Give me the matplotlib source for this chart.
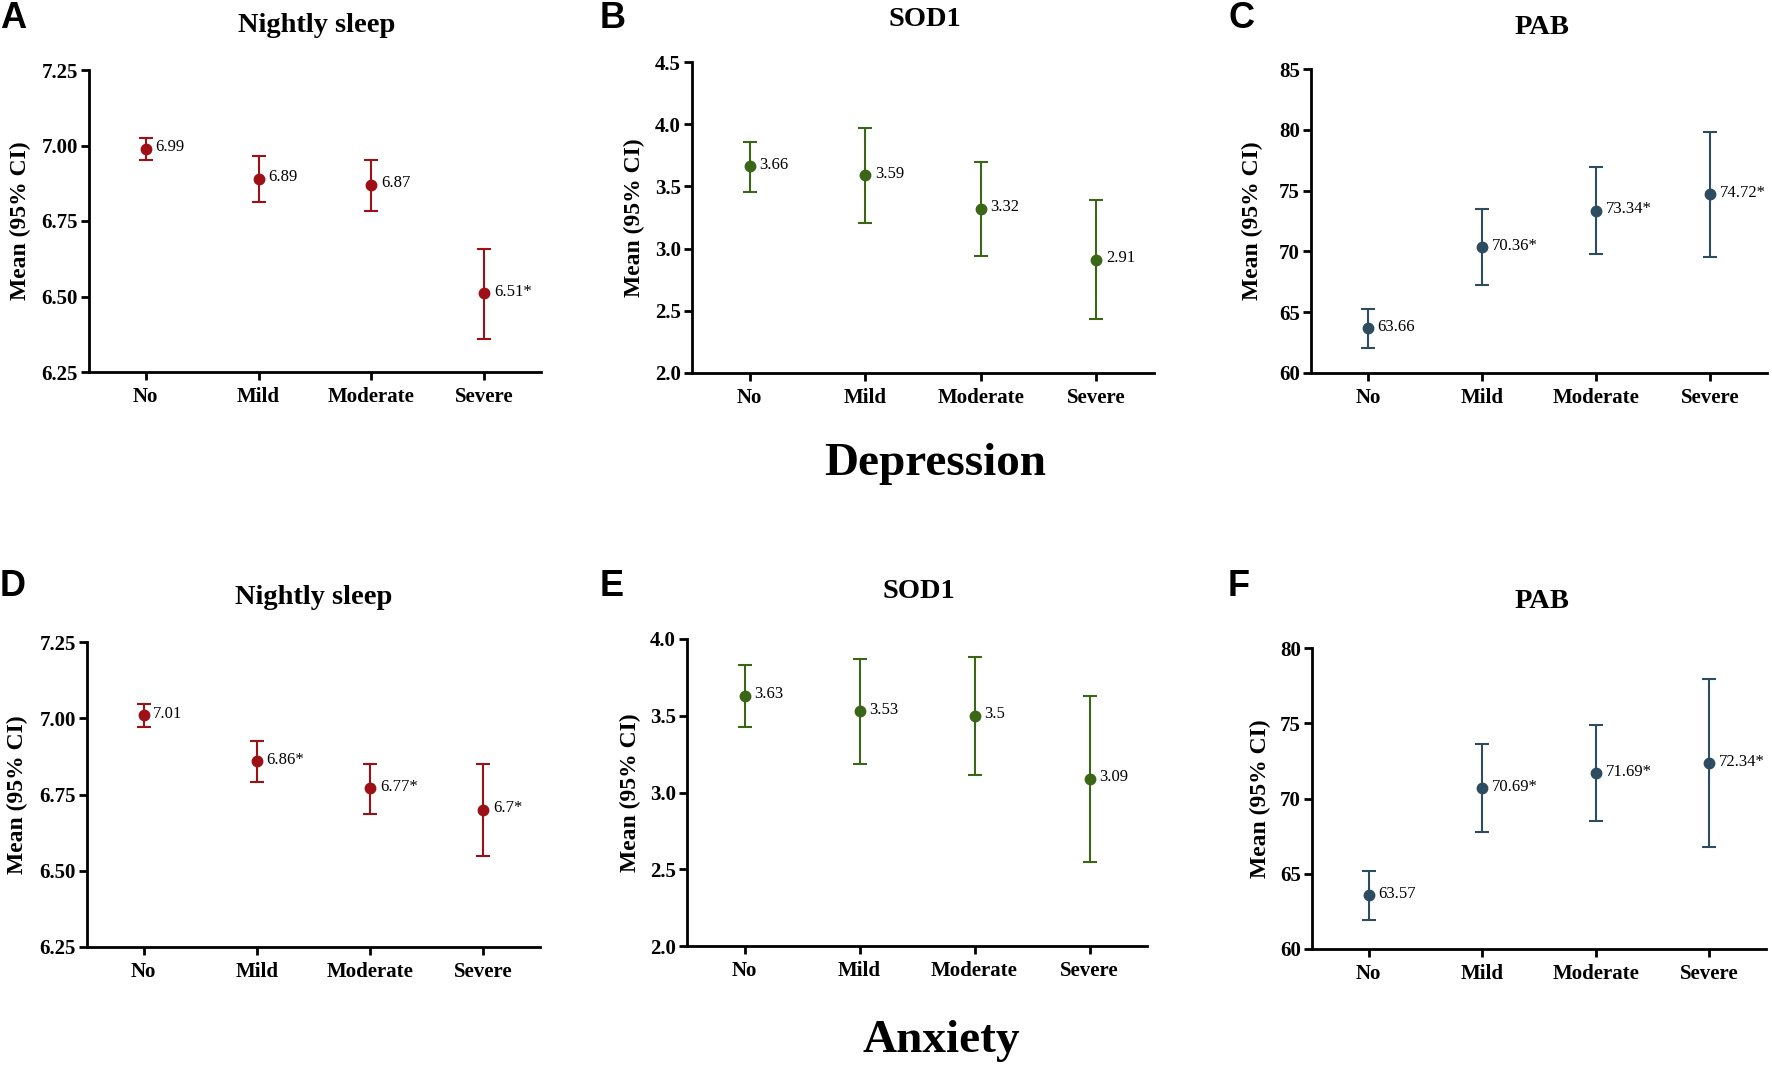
import matplotlib
matplotlib.use("Agg")
import matplotlib.pyplot as plt
import numpy as np

# categories shared by all panels
levels = ["No", "Mild", "Moderate", "Severe"]

# Depression row
sleep_dep_mean = [6.99, 6.89, 6.87, 6.51]
sleep_dep_lo = [6.953, 6.812, 6.784, 6.358]
sleep_dep_hi = [7.026, 6.966, 6.952, 6.658]
sleep_dep_lab = ["6.99", "6.89", "6.87", "6.51*"]

sod1_dep_mean = [3.66, 3.59, 3.32, 2.91]
sod1_dep_lo = [3.458, 3.209, 2.938, 2.432]
sod1_dep_hi = [3.860, 3.967, 3.699, 3.388]
sod1_dep_lab = ["3.66", "3.59", "3.32", "2.91"]

pab_dep_mean = [63.66, 70.36, 73.34, 74.72]
pab_dep_lo = [62.05, 67.20, 69.78, 69.58]
pab_dep_hi = [65.26, 73.50, 76.90, 79.85]
pab_dep_lab = ["63.66", "70.36*", "73.34*", "74.72*"]

# Anxiety row
sleep_anx_mean = [7.01, 6.86, 6.77, 6.70]
sleep_anx_lo = [6.971, 6.792, 6.687, 6.548]
sleep_anx_hi = [7.048, 6.926, 6.850, 6.849]
sleep_anx_lab = ["7.01", "6.86*", "6.77*", "6.7*"]

sod1_anx_mean = [3.63, 3.53, 3.50, 3.09]
sod1_anx_lo = [3.428, 3.187, 3.117, 2.546]
sod1_anx_hi = [3.833, 3.870, 3.880, 3.628]
sod1_anx_lab = ["3.63", "3.53", "3.5", "3.09"]

pab_anx_mean = [63.57, 70.69, 71.69, 72.34]
pab_anx_lo = [61.93, 67.80, 68.51, 66.76]
pab_anx_hi = [65.21, 73.59, 74.88, 77.94]
pab_anx_lab = ["63.57", "70.69*", "71.69*", "72.34*"]

RED = "#9c1016"
GREEN = "#3b6617"
BLUE = "#2d4c5f"
SERIF = "Liberation Serif"
SANS = "Liberation Sans"

W, H = 1772, 1067
fig = plt.figure(figsize=(W / 100, H / 100), dpi=100)


def px_axes(left, right, top, bottom):
    return fig.add_axes([left / W, 1 - bottom / H, (right - left) / W, (bottom - top) / H])


def panel(box, mean, lo, hi, labels, color, yticks, fmt, title, title_xy,
          letter, letter_xy, ylab_x):
    ax = px_axes(*box)
    x = np.arange(len(levels))
    mean = np.array(mean)
    err = np.vstack([mean - np.array(lo), np.array(hi) - mean])
    ax.errorbar(x, mean, yerr=err, fmt="o", color=color, ms=7.5, elinewidth=1.5,
                capsize=5, capthick=1.5, zorder=3)
    for xi, m, t in zip(x, mean, labels):
        ax.annotate(t, (xi, m), xytext=(7, 1), textcoords="offset points",
                    va="center", ha="left", fontsize=12, family=SERIF)
    ax.set_xlim(-0.5, 3.5)
    ax.set_ylim(yticks[0], yticks[-1])
    ax.set_yticks(yticks)
    ax.set_yticklabels([fmt % v for v in yticks])
    ax.set_xticks(x)
    ax.set_xticklabels(levels)
    for s in ["top", "right"]:
        ax.spines[s].set_visible(False)
    for s in ["left", "bottom"]:
        ax.spines[s].set_linewidth(2.0)
    ax.tick_params(axis="both", width=2.0, length=6, labelsize=15)
    ax.tick_params(axis="x", pad=5)
    ax.tick_params(axis="y", pad=2)
    for lab in ax.get_xticklabels() + ax.get_yticklabels():
        lab.set_family(SERIF)
        lab.set_fontweight("bold")
    fig.text(title_xy[0] / W, 1 - title_xy[1] / H, title, ha="center", va="center",
             fontsize=20.5, fontweight="bold", family=SERIF)
    fig.text(letter_xy[0] / W, 1 - letter_xy[1] / H, letter, ha="left", va="center",
             fontsize=26, fontweight="bold", family=SANS)
    yc = (box[2] + box[3]) / 2
    fig.text(ylab_x / W, 1 - yc / H, "Mean (95% CI)", rotation=90, ha="center",
             va="center", fontsize=17, fontweight="bold", family=SERIF)
    return ax


sleep_ticks = [6.25, 6.50, 6.75, 7.00, 7.25]

panel((89, 541, 70, 372), sleep_dep_mean, sleep_dep_lo, sleep_dep_hi, sleep_dep_lab, RED,
      sleep_ticks, "%.2f", "Nightly sleep", (317, 26), "A", (0, 19), 20)
panel((692, 1154, 62, 373), sod1_dep_mean, sod1_dep_lo, sod1_dep_hi, sod1_dep_lab, GREEN,
      [2.0, 2.5, 3.0, 3.5, 4.0, 4.5], "%.1f", "SOD1", (925, 19), "B", (600, 19), 634)
panel((1311, 1767, 69, 373), pab_dep_mean, pab_dep_lo, pab_dep_hi, pab_dep_lab, BLUE,
      [60, 65, 70, 75, 80, 85], "%d", "PAB", (1542, 27), "C", (1228, 19), 1252)

panel((87, 540, 642, 947), sleep_anx_mean, sleep_anx_lo, sleep_anx_hi, sleep_anx_lab, RED,
      sleep_ticks, "%.2f", "Nightly sleep", (314, 597), "D", (0, 586), 17)
panel((687, 1147, 639, 946), sod1_anx_mean, sod1_anx_lo, sod1_anx_hi, sod1_anx_lab, GREEN,
      [2.0, 2.5, 3.0, 3.5, 4.0], "%.1f", "SOD1", (919, 592), "E", (600, 586), 630)
panel((1312, 1766, 648, 949), pab_anx_mean, pab_anx_lo, pab_anx_hi, pab_anx_lab, BLUE,
      [60, 65, 70, 75, 80], "%d", "PAB", (1542, 602), "F", (1228, 586), 1260)

fig.text(935 / W, 1 - 464 / H, "Depression", ha="center", va="center",
         fontsize=34, fontweight="bold", family=SERIF)
fig.text(941 / W, 1 - 1041 / H, "Anxiety", ha="center", va="center",
         fontsize=34, fontweight="bold", family=SERIF)

fig.savefig("out.png", dpi=100)
plt.close(fig)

▶ Brief
Copy, from the material above, each line in which the string "matplotlib" occurs.

▶ Solution to the exercise
Give me the matplotlib source for this chart.
import matplotlib
matplotlib.use("Agg")
import matplotlib.pyplot as plt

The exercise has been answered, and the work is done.